- Portrayed by: Leonard Sachs
- Duration: 1974
- First appearance: 6 May 1974
- Last appearance: 13 May 1974
- Introduced by: Susi Hush

= List of Coronation Street characters introduced in 1974 =

In 1974, several new characters were added to the British television soap opera Coronation Street. Some of them only appeared for a few episodes, but Gail Potter (later Gail Tilsley, Platt, Hillman, McIntyre, Rodwell and Chadwick) became one of the show's longest-running characters.

==Sir Julius Berlin==

Sir Julius Berlin was played by Leonard Sachs. Sir Julius appeared in Coronation Street during 1974 as the boss of the Mark Brittain mail order warehouse that was situated in the Street.

When the residents complained about the lorries passing through, Ken Barlow spoke to Sir Julius about the problem. Sir Julius was so impressed by Ken that he offered him a job as executive administrative assistant. Meanwhile, the workers at the warehouse threatened to strike due to Sir Julius trying to keep his staff out of a trade union, until Ken persuaded Sir Julius to accept the union. Sir Julius upset workers Ivy Tilsley and Vera Duckworth because the company announced all women over sixty had to retire. They called the union in but the union supported lowering the retirement age. After the warehouse fire in 1975, Sir Julius (who had not appeared since May 1974) dissolved the company.

==Martin Downes==

Martin Andrew Downes (also Lynch) is the son of Bet Lynch whom she gave up for adoption when she was 16. One day Martin arrives at the Rovers knowing his mother is a barmaid who works there, and soon realizes she is Bet. However he is repulsed by her overt sexual nature and leaves without telling her who he is. Nine months later, Bet receives news from one of Martin's army colleagues that he has died in action in Ulster. The news devastated her and she briefly considered suicide, but was talked out of it by Eddie Yeats.

==Idris Hopkins==

Idris Hopkins, his wife Vera and their daughter Tricia moved to Coronation Street to take over the tenancy of the Corner Shop in 1974. Idris, a Welshman, was a quiet man, satisfied with what life had thrown at him. Weary of working night shifts, and of the noise in Coronation Street, Idris frequently had to make peace between Vera and his domineering mother Megan, who moved into the Corner Shop accommodation with Idris and Vera.

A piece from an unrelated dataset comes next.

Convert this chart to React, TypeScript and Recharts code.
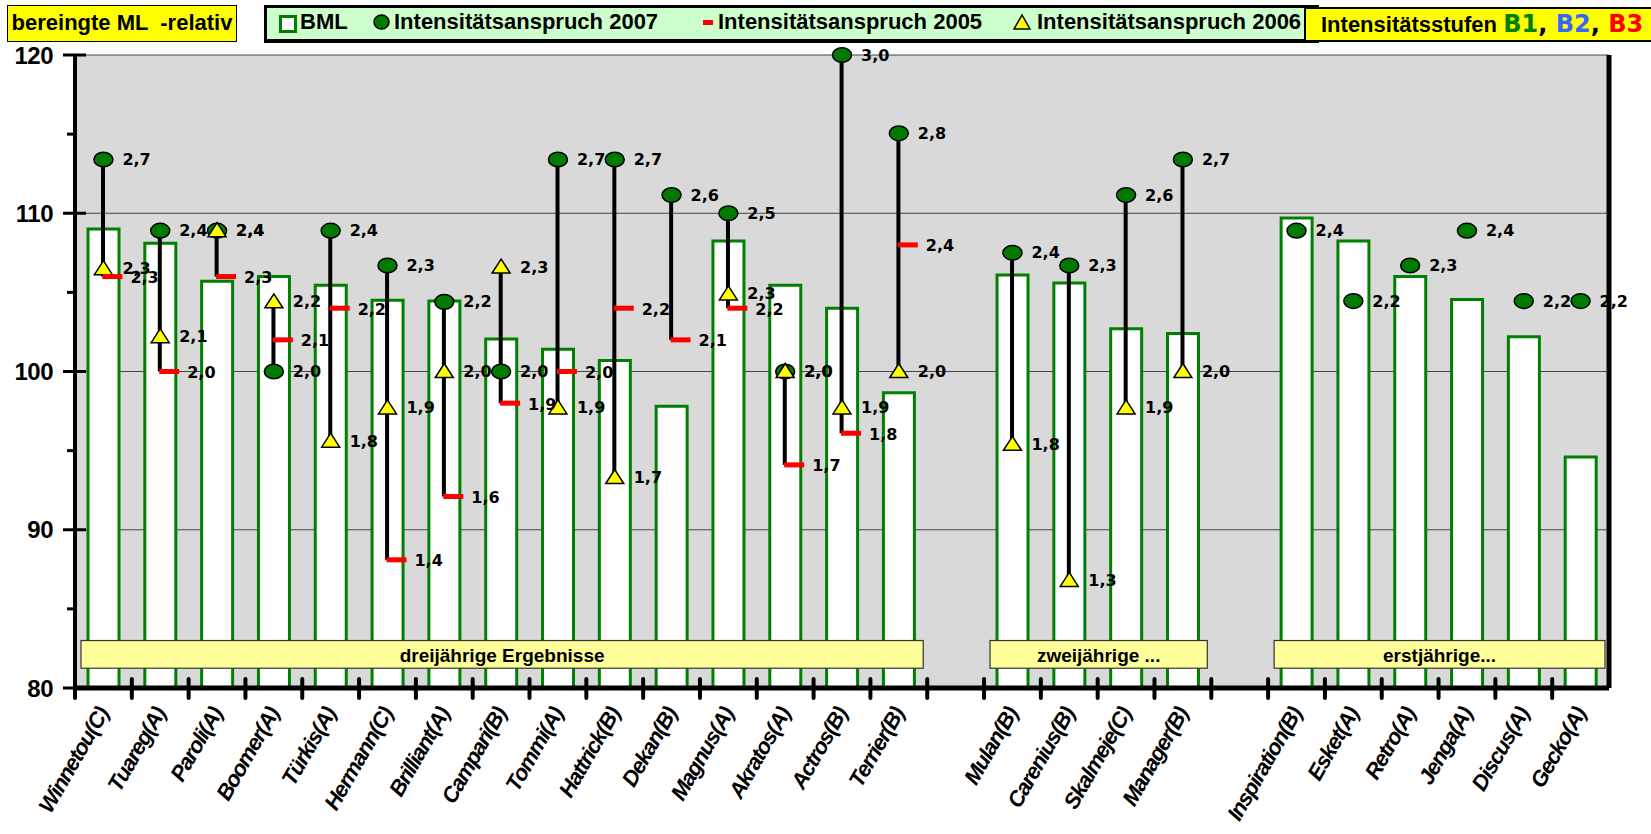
import {
  Bar,
  CartesianGrid,
  ComposedChart,
  ReferenceArea,
  Scatter,
  XAxis,
  YAxis,
} from "recharts";

// categories (blank entries are the gaps between the groups)
const names = [
  "Winnetou(C)", "Tuareg(A)", "Paroli(A)", "Boomer(A)", "Türkis(A)", "Hermann(C)",
  "Brilliant(A)", "Campari(B)", "Tommi(A)", "Hattrick(B)", "Dekan(B)", "Magnus(A)",
  "Akratos(A)", "Actros(B)", "Terrier(B)", " ",
  "Mulan(B)", "Carenius(B)", "Skalmeje(C)", "Manager(B)", "  ",
  "Inspiration(B)", "Esket(A)", "Retro(A)", "Jenga(A)", "Discus(A)", "Gecko(A)",
];

// BML relative
const bml = [
  109.0, 108.1, 105.7, 106.0, 105.45, 104.5, 104.45, 102.05, 101.4, 100.7, 97.8, 108.25,
  105.45, 104.0, 98.65, null,
  106.1, 105.6, 102.7, 102.4, null,
  109.7, 108.25, 106.0, 104.55, 102.2, 94.6,
];

// Intensitätsanspruch 2007 (circle)
const int2007 = [
  113.4, 108.9, 108.9, 100.0, 108.9, 106.7, 104.4, 100.0, 113.4, 113.4, 111.15, 110.0,
  100.0, 120.0, 115.05, null,
  107.5, 106.7, 111.15, 113.4, null,
  108.9, 104.45, 106.7, 108.9, 104.45, 104.45,
];
const lab2007 = [
  "2,7", "2,4", "2,4", "2,0", "2,4", "2,3", "2,2", "2,0", "2,7", "2,7", "2,6", "2,5",
  "2,0", "3,0", "2,8", "",
  "2,4", "2,3", "2,6", "2,7", "",
  "2,4", "2,2", "2,3", "2,4", "2,2", "2,2",
];

// Intensitätsanspruch 2005 (red dash)
const int2005 = [
  106.0, 100.0, 106.0, 102.0, 104.0, 88.1, 92.1, 98.0, 100.0, 104.0, 102.0, 104.0,
  94.1, 96.1, 108.0, null,
  null, null, null, null, null,
  null, null, null, null, null, null,
];
const lab2005 = [
  "2,3", "2,0", "2,3", "2,1", "2,2", "1,4", "1,6", "1,9", "2,0", "2,2", "2,1", "2,2",
  "1,7", "1,8", "2,4", "",
  "", "", "", "", "",
  "", "", "", "", "", "",
];

// Intensitätsanspruch 2006 (triangle)
const int2006 = [
  106.5, 102.2, 108.9, 104.4, 95.6, 97.7, 100.0, 106.6, 97.7, 93.3, null, 104.9,
  100.0, 97.7, 100.0, null,
  95.4, 86.8, 97.7, 100.0, null,
  null, null, null, null, null, null,
];
const lab2006 = [
  "2,3", "2,1", "2,4", "2,2", "1,8", "1,9", "2,0", "2,3", "1,9", "1,7", "", "2,3",
  "2,0", "1,9", "2,0", "",
  "1,8", "1,3", "1,9", "2,0", "",
  "", "", "", "", "", "",
];

const yTicks = [80, 85, 90, 95, 100, 105, 110, 115, 120];
const gridValues = [90, 100, 110, 120];
const stufenTicks = [80, 100, 120];
const stufenLabels = ["B1", "B2", "B3"];
const stufenColors = ["#008000", "#3366ff", "#ff0000"];

const groups = [
  { label: "dreijährige Ergebnisse", from: "Winnetou(C)", to: "Terrier(B)" },
  { label: "zweijährige ...", from: "Mulan(B)", to: "Manager(B)" },
  { label: "erstjährige...", from: "Inspiration(B)", to: "Gecko(A)" },
];

const data = names.map((name, i) => {
  const vals = [int2007[i], int2005[i], int2006[i]].filter((v) => v != null) as number[];
  return {
    name,
    bml: bml[i],
    c07: int2007[i],
    l07: lab2007[i],
    c05: int2005[i],
    l05: lab2005[i],
    c06: int2006[i],
    l06: lab2006[i],
    range: vals.length > 1 ? [Math.min(...vals), Math.max(...vals)] : null,
  };
});

const numStyle = {
  fontFamily: "'DejaVu Sans', Verdana, sans-serif",
  fontWeight: "bold" as const,
  fontSize: 16,
  fill: "#000",
};

const heavy = "'DejaVu Sans', Verdana, sans-serif";

const okPoint = (p: any, key: string) =>
  p && p.payload && p.payload[key] != null && Number.isFinite(p.cx) && Number.isFinite(p.cy);

function CircleMark(p: any) {
  if (!okPoint(p, "c07")) return <g />;
  return (
    <g>
      <ellipse cx={p.cx} cy={p.cy} rx={9.5} ry={7.3} fill="#007a00" stroke="#000" strokeWidth={1.5} />
      <text x={p.cx + 19} y={p.cy} dominantBaseline="central" style={numStyle}>
        {p.payload.l07}
      </text>
    </g>
  );
}

function DashMark(p: any) {
  if (!okPoint(p, "c05")) return <g />;
  return (
    <g>
      <rect x={p.cx - 1} y={p.cy - 2.5} width={20} height={5} fill="#ff0000" />
      <text x={p.cx + 27} y={p.cy + 1} dominantBaseline="central" style={numStyle}>
        {p.payload.l05}
      </text>
    </g>
  );
}

function TriangleMark(p: any) {
  if (!okPoint(p, "c06")) return <g />;
  const { cx, cy } = p;
  return (
    <g>
      <polygon
        points={`${cx},${cy - 8} ${cx - 9},${cy + 6} ${cx + 9},${cy + 6}`}
        fill="#ffff00"
        stroke="#000"
        strokeWidth={1.5}
      />
      <text x={cx + 19} y={cy} dominantBaseline="central" style={numStyle}>
        {p.payload.l06}
      </text>
    </g>
  );
}

function XTick(p: any) {
  const { x, y, payload } = p;
  const half = payload && payload.offset ? payload.offset : 28.4;
  const label = String(payload.value);
  return (
    <g>
      <line x1={x - half} x2={x - half} y1={y - 9} y2={y + 10} stroke="#000" strokeWidth={4} strokeLinecap="round" />
      {label.trim() !== "" && (
        <text
          transform={`translate(${x + 6},${y + 25}) rotate(-60)`}
          textAnchor="end"
          fontFamily="'Liberation Sans', Arial, sans-serif"
          fontWeight="bold"
          fontStyle="italic"
          fontSize={22}
          letterSpacing={-1.2}
          fill="#000"
        >
          {label}
        </text>
      )}
    </g>
  );
}

function YTick(p: any) {
  const { x, y, payload } = p;
  const major = payload.value % 10 === 0;
  return (
    <g>
      {major ? (
        <line x1={x - 12} x2={x + 11} y1={y} y2={y} stroke="#000" strokeWidth={3} />
      ) : (
        <line x1={x - 8} x2={x} y1={y} y2={y} stroke="#000" strokeWidth={3} />
      )}
      {major && (
        <text
          x={x - 22}
          y={y}
          textAnchor="end"
          dominantBaseline="central"
          fontFamily="'Liberation Sans', Arial, sans-serif"
          fontWeight="bold"
          fontSize={24}
          letterSpacing={-0.5}
          fill="#000"
        >
          {payload.value}
        </text>
      )}
    </g>
  );
}

const stufenShift = [-11, 0, 7];

function StufenTick(p: any) {
  const { x, y, payload } = p;
  const i = stufenTicks.indexOf(payload.value);
  if (i < 0) return <g />;
  const cy = y + stufenShift[i];
  return (
    <g>
      <line x1={x - 12} x2={x} y1={y} y2={y} stroke="#000" strokeWidth={4} />
      <rect x={x + 6} y={cy - 19} width={60} height={38} fill="#fff" stroke="#888" strokeWidth={1.5} />
      <text
        x={x + 13}
        y={cy}
        dominantBaseline="central"
        fontFamily={heavy}
        fontWeight="bold"
        fontSize={24}
        fill={stufenColors[i]}
      >
        {stufenLabels[i]}
      </text>
    </g>
  );
}

function GroupBox(p: any) {
  const { x, y, width, height, label } = p;
  return (
    <g>
      <rect x={x + 6} y={y} width={width - 10} height={height} fill="#ffff99" stroke="#333" strokeWidth={1.2} />
      <text
        x={x + 6 + (width - 10) / 2}
        y={y + height / 2 + 1}
        textAnchor="middle"
        dominantBaseline="central"
        fontFamily="'Liberation Sans Narrow', 'Liberation Sans', Arial, sans-serif"
        fontWeight="bold"
        fontSize={19}
        fill="#000"
      >
        {label}
      </text>
    </g>
  );
}

const legendText: React.CSSProperties = {
  position: "absolute",
  top: 9,
  fontFamily: "'Liberation Sans', Arial, sans-serif",
  fontWeight: "bold",
  fontSize: 22,
  lineHeight: "26px",
  whiteSpace: "pre",
  color: "#000",
};

export default function App() {
  return (
    <div
      style={{
        position: "absolute",
        left: 0,
        top: 0,
        width: 1651,
        height: 834,
        overflow: "hidden",
        background: "#fff",
        fontFamily: "'Liberation Sans', Arial, sans-serif",
      }}
    >
      <ComposedChart
        width={1651}
        height={834}
        data={data}
        margin={{ top: 55, right: 0, bottom: 6, left: 15 }}
      >
        <CartesianGrid
          vertical={false}
          horizontalValues={gridValues}
          stroke="#444"
          strokeWidth={1}
          fill="#d9d9d9"
          fillOpacity={1}
        />
        <XAxis
          dataKey="name"
          type="category"
          interval={0}
          tick={(p: any) => <XTick {...p} />}
          tickLine={false}
          tickSize={0}
          tickMargin={0}
          axisLine={{ stroke: "#000", strokeWidth: 5 }}
          height={140}
        />
        <XAxis xAxisId="r" dataKey="name" type="category" hide />
        <YAxis
          domain={[80, 120]}
          ticks={yTicks}
          interval={0}
          width={60}
          tick={(p: any) => <YTick {...p} />}
          tickLine={false}
          tickSize={0}
          tickMargin={0}
          axisLine={{ stroke: "#000", strokeWidth: 4 }}
        />
        <YAxis
          yAxisId="right"
          orientation="right"
          domain={[80, 120]}
          ticks={stufenTicks}
          interval={0}
          width={42}
          tick={(p: any) => <StufenTick {...p} />}
          tickLine={false}
          tickSize={0}
          tickMargin={0}
          axisLine={{ stroke: "#000", strokeWidth: 5 }}
        />
        <Bar
          dataKey="bml"
          barSize={31}
          fill="#fff"
          stroke="#008000"
          strokeWidth={3}
          isAnimationActive={false}
        />
        <Bar
          xAxisId="r"
          dataKey="range"
          barSize={4}
          fill="#000"
          isAnimationActive={false}
        />
        {groups.map((g) => (
          <ReferenceArea
            key={g.label}
            x1={g.from}
            x2={g.to}
            y1={81.25}
            y2={83.0}
            zIndex={700}
            ifOverflow="visible"
            shape={(p: any) => <GroupBox {...p} label={g.label} />}
          />
        ))}
        <Scatter dataKey="c07" shape={(p: any) => <CircleMark {...p} />} isAnimationActive={false} />
        <Scatter dataKey="c06" shape={(p: any) => <TriangleMark {...p} />} isAnimationActive={false} />
        <Scatter dataKey="c05" shape={(p: any) => <DashMark {...p} />} isAnimationActive={false} />
      </ComposedChart>

      {/* title */}
      <div
        style={{
          position: "absolute",
          left: 7,
          top: 5,
          width: 230,
          height: 37,
          boxSizing: "border-box",
          background: "#ffff00",
          border: "1.5px solid #000",
          fontWeight: "bold",
          fontSize: 22,
          lineHeight: "34px",
          textAlign: "center",
          whiteSpace: "pre",
        }}
      >
        bereingte ML  -relativ
      </div>

      {/* legend */}
      <div
        style={{
          position: "absolute",
          left: 264,
          top: 5,
          width: 1055,
          height: 38,
          boxSizing: "border-box",
          background: "#ccffcc",
          borderTop: "3px solid #000",
          borderBottom: "4px solid #000",
          borderLeft: "3px solid #000",
        }}
      />
      <div
        style={{
          position: "absolute",
          left: 279,
          top: 15,
          width: 12,
          height: 12,
          background: "#fff",
          border: "3px solid #008000",
        }}
      />
      <div style={{ ...legendText, left: 300 }}>BML</div>
      <svg style={{ position: "absolute", left: 372, top: 13 }} width={20} height={18}>
        <ellipse cx={9.5} cy={9} rx={7.5} ry={7} fill="#007a00" stroke="#000" strokeWidth={1.5} />
      </svg>
      <div style={{ ...legendText, left: 394 }}>Intensitätsanspruch 2007</div>
      <div style={{ position: "absolute", left: 703, top: 20, width: 10, height: 5, background: "#ff0000" }} />
      <div style={{ ...legendText, left: 718 }}>Intensitätsanspruch 2005</div>
      <svg style={{ position: "absolute", left: 1012, top: 13 }} width={20} height={18}>
        <polygon points="10,2 2,16 18,16" fill="#ffff00" stroke="#000" strokeWidth={1.5} />
      </svg>
      <div style={{ ...legendText, left: 1037 }}>Intensitätsanspruch 2006</div>

      {/* Intensitätsstufen */}
      <div
        style={{
          position: "absolute",
          left: 1304,
          top: 7,
          width: 347,
          height: 35,
          boxSizing: "border-box",
          background: "#ffff00",
          borderTop: "2px solid #000",
          borderBottom: "2px solid #000",
          borderLeft: "2px solid #000",
          paddingLeft: 15,
          fontWeight: "bold",
          fontSize: 22,
          lineHeight: "31px",
          whiteSpace: "pre",
        }}
      >
        Intensitätsstufen{" "}
        <span style={{ color: "#008000", fontFamily: heavy, fontSize: 24 }}>B1</span>
        <span style={{ fontFamily: heavy, fontSize: 24 }}>, </span>
        <span style={{ color: "#3366ff", fontFamily: heavy, fontSize: 24 }}>B2</span>
        <span style={{ fontFamily: heavy, fontSize: 24 }}>, </span>
        <span style={{ color: "#ff0000", fontFamily: heavy, fontSize: 24 }}>B3</span>
      </div>
    </div>
  );
}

Idris was never as involved with the grand plans of the family as Vera or (especially) Granny Hopkins. He spent most of his time slumped in his chair or working nights. He barely registered the trouble Granny was giving shop owner Gordon Clegg and his mother Betty Turpin, but when he found out he tried to exclude her from the family's plans to buy the shop from Gordon. When Granny persisted, hoping to buy the shop for a cheaper price, Gordon evicted the family, and they disappeared during the night, never to be seen in Coronation Street again (except for Tricia).

==Carlos==
Carlos was played by Malcolm Hebden for 10 episodes between 1974 and 1975. He was introduced as the Spanish lover of Mavis Wilton (Thelma Barlow). Hebden later returned to the soap as Norris Cole, which he portrayed on-off between 1994 and 2020.

In 2023, Ryan Paton from Liverpool Echo reported how viewers of the soap found Carlos to be quite different from Norris, which he partially believed was due to Carlos having a Spanish accent, which Norris did not have.

==Gail Platt==

Gail Platt (also Potter, Tilsley, Hillman, McIntyre, Rodwell and Chadwick), played by Helen Worth, is one of the longest-running characters on the show. Last appeared on 25 December 2024.

==Vera Duckworth==

Vera Duckworth (also Burton), played by Liz Dawn, first appearing in August 1974 and last appearing in the 6,734th episode on 18 January 2008, where the character peacefully died in her sleep at the age of 70 from heart failure. Her funeral was held on 22 January 2008. She reappeared posthumously for a single appearance on the 8 November 2010 episode, in which her husband Jack (Bill Tarmey) died.

==Blanche Hunt==

Blanche Hunt (née Linfield) was originally played by Patricia Cutts; however, the actress committed suicide after appearing in just two episodes in 1974. Maggie Jones took over the role, playing Blanche in over 830 episodes from 1974 to her death in 2009. The character subsequently died off screen in 2010. Blanche was the mother of Deirdre Barlow, grandmother of Tracy Barlow and great-grandmother of Amy. Her storylines have revolved around her family life, various romances and her "acerbic tongue". The character's "gallows humour" has been well received by critics, and saw Jones win The British Soap Award for "Best Comedy Performance" in 2005 and 2008. Blanche has been described as "a true Coronation Street icon".